— Begin Supplied information —
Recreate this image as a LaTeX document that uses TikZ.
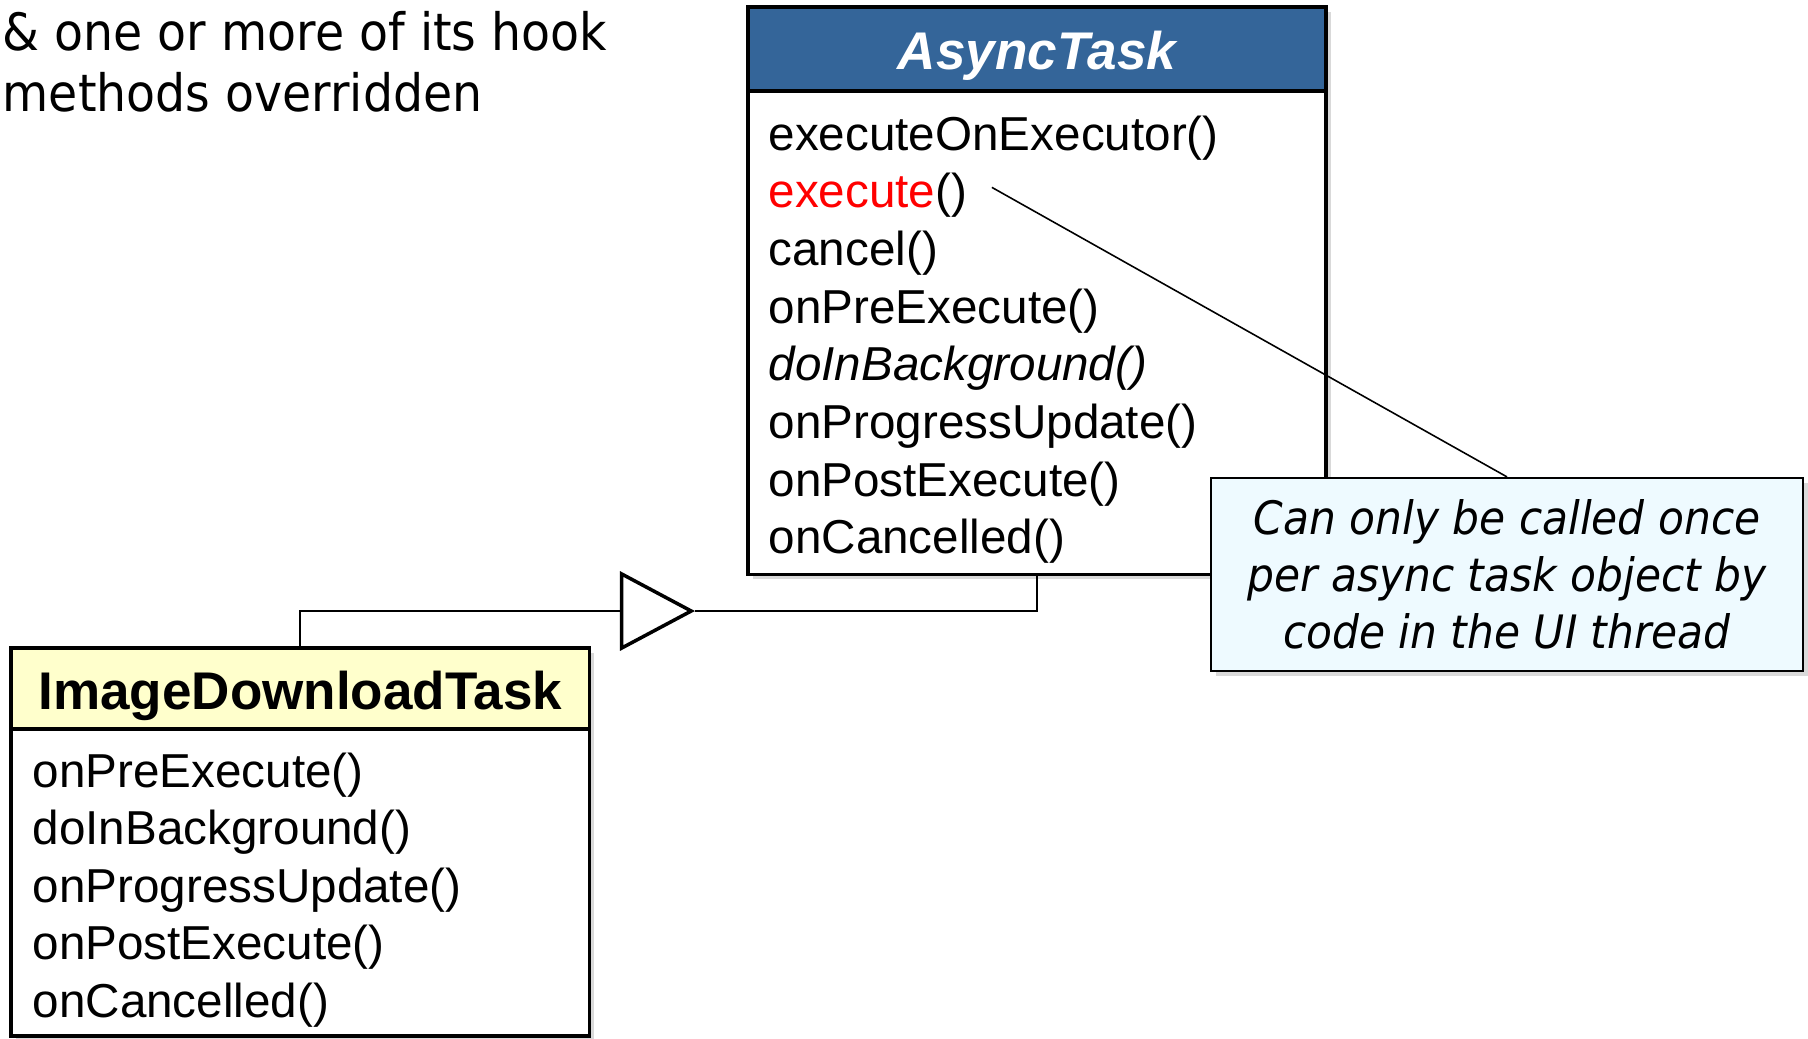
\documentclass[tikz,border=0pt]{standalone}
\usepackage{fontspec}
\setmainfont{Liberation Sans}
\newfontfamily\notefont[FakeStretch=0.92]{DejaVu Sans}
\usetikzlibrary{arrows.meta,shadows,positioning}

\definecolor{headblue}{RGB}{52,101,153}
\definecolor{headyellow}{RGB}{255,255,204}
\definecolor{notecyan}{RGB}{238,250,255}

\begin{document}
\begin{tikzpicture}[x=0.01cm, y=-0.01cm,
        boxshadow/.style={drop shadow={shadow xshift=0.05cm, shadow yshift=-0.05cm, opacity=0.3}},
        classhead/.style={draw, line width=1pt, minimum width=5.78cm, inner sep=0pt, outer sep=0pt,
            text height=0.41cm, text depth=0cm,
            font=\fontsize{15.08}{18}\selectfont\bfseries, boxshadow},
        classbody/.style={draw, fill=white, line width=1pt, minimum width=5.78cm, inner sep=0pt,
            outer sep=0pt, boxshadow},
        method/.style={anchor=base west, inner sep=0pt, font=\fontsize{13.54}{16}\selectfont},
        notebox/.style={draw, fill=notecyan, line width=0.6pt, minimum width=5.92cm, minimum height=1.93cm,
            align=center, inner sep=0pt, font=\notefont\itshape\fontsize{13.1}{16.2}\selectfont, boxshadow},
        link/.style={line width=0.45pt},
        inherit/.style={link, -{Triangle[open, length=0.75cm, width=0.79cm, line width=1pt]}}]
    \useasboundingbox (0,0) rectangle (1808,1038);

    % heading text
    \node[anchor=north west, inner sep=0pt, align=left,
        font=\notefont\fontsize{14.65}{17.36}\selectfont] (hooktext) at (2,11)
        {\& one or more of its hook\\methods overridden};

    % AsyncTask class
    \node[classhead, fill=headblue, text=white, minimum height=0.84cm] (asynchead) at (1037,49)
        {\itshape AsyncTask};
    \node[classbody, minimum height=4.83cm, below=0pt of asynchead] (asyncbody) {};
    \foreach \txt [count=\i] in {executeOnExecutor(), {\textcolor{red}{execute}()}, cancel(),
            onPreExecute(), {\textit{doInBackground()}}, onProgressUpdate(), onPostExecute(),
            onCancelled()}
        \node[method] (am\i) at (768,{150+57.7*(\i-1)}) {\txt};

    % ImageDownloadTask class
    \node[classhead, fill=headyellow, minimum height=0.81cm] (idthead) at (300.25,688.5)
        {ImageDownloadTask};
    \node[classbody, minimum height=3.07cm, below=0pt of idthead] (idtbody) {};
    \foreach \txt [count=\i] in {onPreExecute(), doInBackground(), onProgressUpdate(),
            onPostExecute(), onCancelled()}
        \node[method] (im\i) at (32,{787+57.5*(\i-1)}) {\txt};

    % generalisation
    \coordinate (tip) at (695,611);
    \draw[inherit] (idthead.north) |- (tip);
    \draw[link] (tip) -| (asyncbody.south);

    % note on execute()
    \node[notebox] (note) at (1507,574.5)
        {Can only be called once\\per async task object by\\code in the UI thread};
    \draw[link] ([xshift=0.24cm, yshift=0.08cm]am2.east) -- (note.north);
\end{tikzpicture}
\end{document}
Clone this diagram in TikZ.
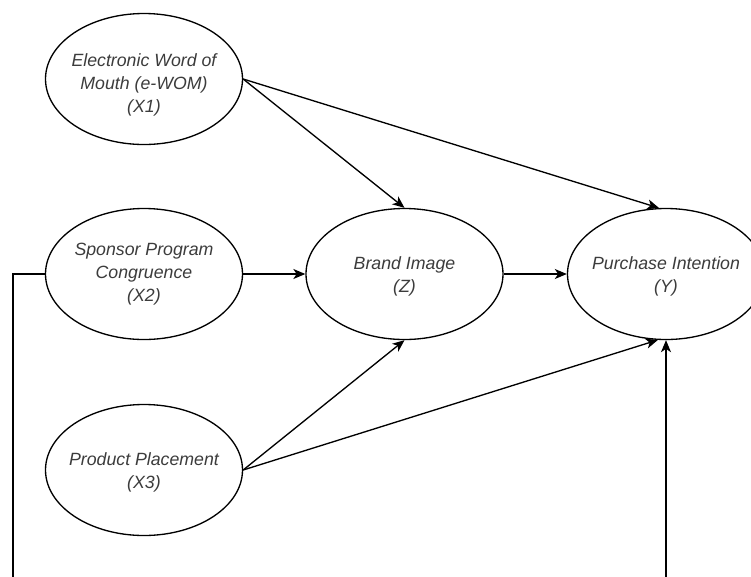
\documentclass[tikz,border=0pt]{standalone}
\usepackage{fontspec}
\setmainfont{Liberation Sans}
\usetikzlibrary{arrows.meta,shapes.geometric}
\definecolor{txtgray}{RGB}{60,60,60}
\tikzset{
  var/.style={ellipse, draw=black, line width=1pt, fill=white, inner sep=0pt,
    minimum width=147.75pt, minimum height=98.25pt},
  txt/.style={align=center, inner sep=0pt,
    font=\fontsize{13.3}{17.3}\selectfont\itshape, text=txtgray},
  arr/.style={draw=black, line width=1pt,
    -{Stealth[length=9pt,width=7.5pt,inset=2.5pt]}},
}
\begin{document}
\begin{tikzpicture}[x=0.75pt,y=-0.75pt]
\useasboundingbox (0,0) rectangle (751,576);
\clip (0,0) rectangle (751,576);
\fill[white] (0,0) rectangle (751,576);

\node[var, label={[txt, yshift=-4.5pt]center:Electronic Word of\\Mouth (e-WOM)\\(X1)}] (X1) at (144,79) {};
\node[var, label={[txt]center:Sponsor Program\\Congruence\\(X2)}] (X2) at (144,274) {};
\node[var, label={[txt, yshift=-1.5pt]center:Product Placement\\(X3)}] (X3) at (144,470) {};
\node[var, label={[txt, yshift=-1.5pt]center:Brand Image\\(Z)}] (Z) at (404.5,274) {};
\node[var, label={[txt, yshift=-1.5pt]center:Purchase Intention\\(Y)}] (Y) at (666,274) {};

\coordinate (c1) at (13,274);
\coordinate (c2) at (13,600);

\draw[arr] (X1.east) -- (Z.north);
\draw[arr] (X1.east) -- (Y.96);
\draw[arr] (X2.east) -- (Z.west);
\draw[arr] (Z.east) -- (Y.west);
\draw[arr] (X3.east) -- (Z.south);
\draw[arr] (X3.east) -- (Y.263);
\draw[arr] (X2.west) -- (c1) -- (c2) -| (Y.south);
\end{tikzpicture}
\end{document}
— End Supplied information —
— Begin Supplied information —
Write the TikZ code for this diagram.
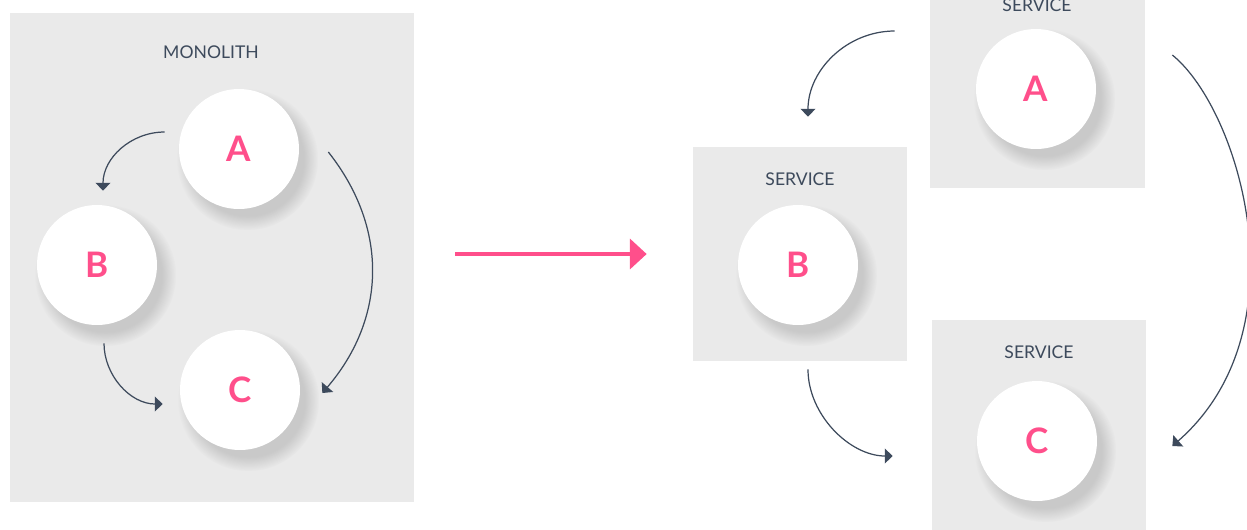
— End Supplied information —
— Begin Supplied information —
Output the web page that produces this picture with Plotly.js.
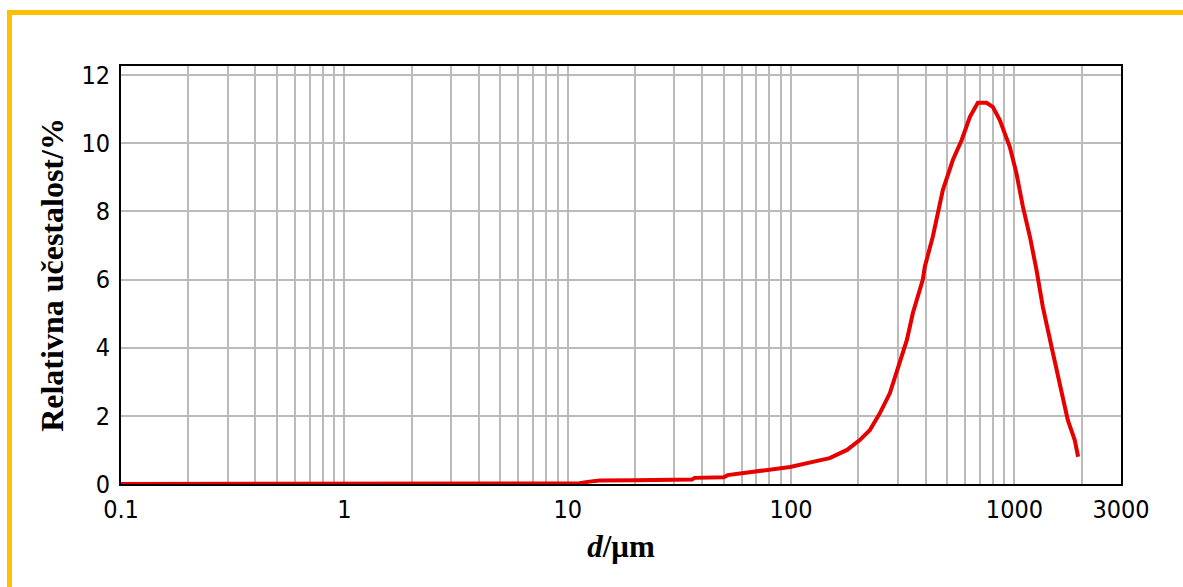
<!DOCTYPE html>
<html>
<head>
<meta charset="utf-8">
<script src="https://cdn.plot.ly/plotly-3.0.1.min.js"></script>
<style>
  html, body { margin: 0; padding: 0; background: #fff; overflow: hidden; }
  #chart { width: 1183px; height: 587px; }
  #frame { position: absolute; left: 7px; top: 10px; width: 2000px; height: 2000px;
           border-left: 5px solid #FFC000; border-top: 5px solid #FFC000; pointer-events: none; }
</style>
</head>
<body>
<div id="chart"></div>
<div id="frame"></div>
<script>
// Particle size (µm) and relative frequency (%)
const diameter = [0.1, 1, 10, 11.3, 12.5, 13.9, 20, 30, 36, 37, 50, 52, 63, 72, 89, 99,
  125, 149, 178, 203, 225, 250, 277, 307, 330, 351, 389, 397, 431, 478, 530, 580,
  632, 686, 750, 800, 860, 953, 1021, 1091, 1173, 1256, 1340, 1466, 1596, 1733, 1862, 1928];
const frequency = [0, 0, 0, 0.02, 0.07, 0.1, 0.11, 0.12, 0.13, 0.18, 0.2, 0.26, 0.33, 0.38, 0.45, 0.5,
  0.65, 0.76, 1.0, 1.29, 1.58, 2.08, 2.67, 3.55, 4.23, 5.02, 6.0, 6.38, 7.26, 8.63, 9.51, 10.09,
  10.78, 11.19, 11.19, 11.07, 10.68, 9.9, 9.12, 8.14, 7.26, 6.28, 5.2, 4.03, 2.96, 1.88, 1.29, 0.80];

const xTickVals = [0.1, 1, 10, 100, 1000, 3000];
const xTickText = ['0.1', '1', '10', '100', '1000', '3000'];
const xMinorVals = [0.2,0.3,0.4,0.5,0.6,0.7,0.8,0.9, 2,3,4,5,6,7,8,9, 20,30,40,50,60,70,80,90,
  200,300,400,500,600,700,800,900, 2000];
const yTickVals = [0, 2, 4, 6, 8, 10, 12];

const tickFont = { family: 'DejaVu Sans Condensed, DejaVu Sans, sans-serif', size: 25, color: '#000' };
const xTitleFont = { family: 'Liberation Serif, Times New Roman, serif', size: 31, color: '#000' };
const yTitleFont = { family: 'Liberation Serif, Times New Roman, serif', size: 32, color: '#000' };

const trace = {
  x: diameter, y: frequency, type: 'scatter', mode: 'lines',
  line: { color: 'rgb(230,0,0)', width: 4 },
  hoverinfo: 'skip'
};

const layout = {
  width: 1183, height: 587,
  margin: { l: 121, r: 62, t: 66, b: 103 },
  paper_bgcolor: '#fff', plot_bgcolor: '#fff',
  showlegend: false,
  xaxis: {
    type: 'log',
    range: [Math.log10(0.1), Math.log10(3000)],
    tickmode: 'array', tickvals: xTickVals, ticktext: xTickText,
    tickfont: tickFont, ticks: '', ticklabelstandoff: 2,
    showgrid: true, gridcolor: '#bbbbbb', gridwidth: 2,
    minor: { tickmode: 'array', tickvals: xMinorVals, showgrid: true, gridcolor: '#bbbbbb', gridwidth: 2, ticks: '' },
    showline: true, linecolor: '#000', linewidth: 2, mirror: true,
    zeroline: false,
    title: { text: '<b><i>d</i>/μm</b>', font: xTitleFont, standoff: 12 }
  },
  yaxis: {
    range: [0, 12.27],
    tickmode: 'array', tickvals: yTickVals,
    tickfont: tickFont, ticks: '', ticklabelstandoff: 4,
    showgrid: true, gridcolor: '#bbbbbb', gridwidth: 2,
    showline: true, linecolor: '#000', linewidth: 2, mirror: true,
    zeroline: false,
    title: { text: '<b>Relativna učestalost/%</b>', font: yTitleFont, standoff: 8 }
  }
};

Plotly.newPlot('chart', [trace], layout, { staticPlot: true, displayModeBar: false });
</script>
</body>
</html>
— End Supplied information —
Where a line of the entries contains the word "this", copy that line.

▶ _Full answer_
Recreate this image as a LaTeX document that uses TikZ.
Clone this diagram in TikZ.
Write the TikZ code for this diagram.
Output the web page that produces this picture with Plotly.js.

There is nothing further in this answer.